Rebecca Van Hove is currently a Postdoctoral Research Fellow at Ghent University. She is an ancient historian working on Greek religion and is particularly interested in the entanglement of religious behaviour, thought and practice with law, politics, intellectual and social life in the ancient Greek world.
After studying History and Classics in Edinburgh, Rebecca moved to King’s College London where she obtained her PhD in Ancient History in 2018. A study of religion and authority in Attic oratory, her PhD research scrutinised the construction of religious authority in political and judicial decision-making in the classical Athenian democracy.. It questioned not only what orators in the Assembly and the law courts could say about the gods, the gods’ relationship to the mortal sphere, and the human experience of negotiating this relationship, but – crucially – dissected how these orators could say what they did about such divine matters.
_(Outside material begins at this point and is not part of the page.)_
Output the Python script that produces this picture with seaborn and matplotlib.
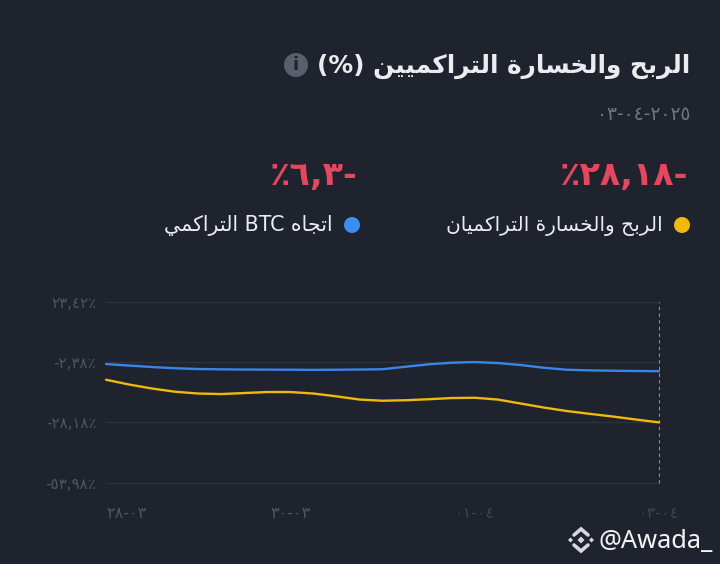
import pandas as pd
import matplotlib
matplotlib.use("Agg")
import matplotlib.pyplot as plt
from matplotlib.patches import Circle, Polygon
import seaborn as sns

# values, every 6 hours
dates = pd.date_range("2025-03-28", periods=25, freq="6h")
trader_pnl = [-9.95, -12.00, -13.71, -15.08, -15.85, -16.07, -15.64, -15.21, -15.21,
              -15.85, -17.05, -18.42, -18.93, -18.72, -18.29, -17.78, -17.65, -18.42,
              -20.13, -21.84, -23.34, -24.54, -25.69, -26.97, -28.18]
btc_trend = [-3.24, -3.88, -4.52, -5.03, -5.37, -5.50, -5.59, -5.63, -5.67,
             -5.72, -5.67, -5.59, -5.46, -4.39, -3.36, -2.68, -2.38, -2.81,
             -3.66, -4.82, -5.67, -5.95, -6.10, -6.20, -6.30]

y_ticks = [23.42, -2.38, -28.18, -53.98]
y_labels = ["٢٣,٤٢٪", "-٢,٣٨٪", "-٢٨,١٨٪", "-٥٣,٩٨٪"]
x_ticks = pd.to_datetime(["2025-03-28", "2025-03-30", "2025-04-01", "2025-04-03"])
x_labels = ["٢٨-٠٣", "٣٠-٠٣", "٠١-٠٤", "٠٣-٠٤"]

BG = "#1e232d"
GRID = "#2c323c"
YELLOW = "#f0b90b"
BLUE = "#3a86e8"
RED = "#e5475f"
TEXT = "#eaecef"

# matplotlib does no arabic shaping, so pick the joined glyphs by hand
FORMS = {
    "ا": (0xFE8D, 0xFE8E), "ر": (0xFEAD, 0xFEAE), "و": (0xFEED, 0xFEEE), "ة": (0xFE93, 0xFE94),
    "ل": (0xFEDD, 0xFEDE, 0xFEDF, 0xFEE0), "ب": (0xFE8F, 0xFE90, 0xFE91, 0xFE92),
    "ح": (0xFEA1, 0xFEA2, 0xFEA3, 0xFEA4), "خ": (0xFEA5, 0xFEA6, 0xFEA7, 0xFEA8),
    "س": (0xFEB1, 0xFEB2, 0xFEB3, 0xFEB4), "ت": (0xFE95, 0xFE96, 0xFE97, 0xFE98),
    "ك": (0xFED9, 0xFEDA, 0xFEDB, 0xFEDC), "م": (0xFEE1, 0xFEE2, 0xFEE3, 0xFEE4),
    "ي": (0xFEF1, 0xFEF2, 0xFEF3, 0xFEF4), "ن": (0xFEE5, 0xFEE6, 0xFEE7, 0xFEE8),
    "ج": (0xFE9D, 0xFE9E, 0xFE9F, 0xFEA0), "ه": (0xFEE9, 0xFEEA, 0xFEEB, 0xFEEC),
}


def shape(word_text):
    out = []
    for word in word_text.split(" "):
        glyphs = []
        for i, ch in enumerate(word):
            forms = FORMS[ch]
            joins_prev = i > 0 and len(FORMS[word[i - 1]]) == 4
            joins_next = i < len(word) - 1 and len(forms) == 4
            if len(forms) == 2:
                glyphs.append(chr(forms[1 if joins_prev else 0]))
            elif joins_prev and joins_next:
                glyphs.append(chr(forms[3]))
            elif joins_next:
                glyphs.append(chr(forms[2]))
            elif joins_prev:
                glyphs.append(chr(forms[1]))
            else:
                glyphs.append(chr(forms[0]))
        out.append("".join(glyphs))
    return " ".join(out)[::-1]


sns.set_theme(style="dark")
plt.rcParams["font.family"] = ["DejaVu Sans"]

df = pd.DataFrame({"date": dates, "trader": trader_pnl, "btc": btc_trend})
long_df = df.melt(id_vars="date", var_name="series", value_name="value")

W, H = 720, 564
fig = plt.figure(figsize=(W / 100, H / 100), dpi=100, facecolor=BG)

# chart area, in picture pixels
ax = fig.add_axes([106 / W, 1 - 482.7 / H, (659 - 106) / W, (482.7 - 301.7) / H], facecolor=BG)
sns.lineplot(data=long_df, x="date", y="value", hue="series",
             palette={"trader": YELLOW, "btc": BLUE}, linewidth=1.7,
             legend=False, ax=ax, clip_on=False, zorder=3)

ax.set_xlim(dates[0], dates[-1])
ax.set_ylim(y_ticks[-1], y_ticks[0])
ax.set_yticks(y_ticks)
ax.set_yticklabels(y_labels, fontsize=10.8, color="#50555e")
ax.set_xticks(x_ticks)
ax.set_xticklabels(x_labels, fontsize=11.5)
ax.set_xlabel("")
ax.set_ylabel("")
ax.tick_params(axis="y", length=0, pad=7)
ax.tick_params(axis="x", length=0, pad=17)
for lab, ha, col in zip(ax.get_xticklabels(), ["left", "center", "center", "center"],
                        ["#50555e", "#50555e", "#3f444d", "#3f444d"]):
    lab.set_ha(ha)
    lab.set_color(col)
for y in y_ticks:
    ax.axhline(y, color=GRID, linewidth=1, zorder=1, clip_on=False)
ax.axvline(dates[-1], color="#8a8f98", linewidth=0.8, linestyle=(0, (3, 3)), zorder=2, clip_on=False)
sns.despine(ax=ax, left=True, bottom=True)

# everything around the chart goes on a pixel-sized overlay
ov = fig.add_axes([0, 0, 1, 1], facecolor="none")
ov.set_xlim(0, W)
ov.set_ylim(H, 0)
ov.axis("off")

ov.text(690, 66, "(%) " + shape("الربح والخسارة التراكميين"), color=TEXT, fontsize=17.8,
        fontweight="bold", ha="right", va="center")
ov.add_patch(Circle((296, 65), 12, color="#5a5f6b", lw=0))
ov.text(296, 65, "i", color=BG, fontsize=13, fontweight="bold", ha="center", va="center")
ov.text(690, 114, "٠٣-٠٤-٢٠٢٥", color="#70757e", fontsize=13.4, ha="right", va="center")

ov.text(688, 176, "٪٢٨,١٨-", color=RED, fontsize=24, fontweight="bold", ha="right", va="center")
ov.text(358, 176, "٪٦,٣-", color=RED, fontsize=24, fontweight="bold", ha="right", va="center")

ov.add_patch(Circle((682, 225), 8, color=YELLOW, lw=0))
ov.add_patch(Circle((352, 225), 8, color="#3b8ff0", lw=0))
ov.text(663, 226, shape("الربح والخسارة التراكميان"), color=TEXT, fontsize=14.5, ha="right", va="center")
ov.text(333, 226, shape("التراكمي") + " BTC " + shape("اتجاه"), color=TEXT, fontsize=14.8,
        ha="right", va="center")

# watermark logo
LOGO = "#d5d8de"
cx, cy = 581, 540
for dx, dy, r in [(0, 0, 3.5), (-10.5, 0, 2.5), (10.5, 0, 2.5)]:
    ov.add_patch(Polygon([(cx + dx - r, cy + dy), (cx + dx, cy + dy - r),
                          (cx + dx + r, cy + dy), (cx + dx, cy + dy + r)], color=LOGO, lw=0))
ov.plot([cx - 7, cx, cx + 7], [cy - 5, cy - 11, cy - 5], color=LOGO, lw=2.6, solid_joinstyle="miter")
ov.plot([cx - 7, cx, cx + 7], [cy + 5, cy + 11, cy + 5], color=LOGO, lw=2.6, solid_joinstyle="miter")
ov.text(598, 541, "@Awada_", color="#f2f3f5", fontsize=18.3, family="Noto Sans", ha="left", va="center")

fig.savefig("out.png", dpi=100, facecolor=BG)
Previously, she worked as postdoctoral researcher at the Collège de France and the University of Liège (2019-2020), funded by the Leverhulme Trust. Whilst completing her doctorate, Rebecca also held studentships at the British School at Athens, Greece (2016-17) and the Max Weber Centre for Advanced Cultural and Social Studies in Erfurt, Germany (2017-18).
Her current project, funded by the Research Foundation – Flanders (FWO), examines the role of writing and the function of written records in ancient Greek religion.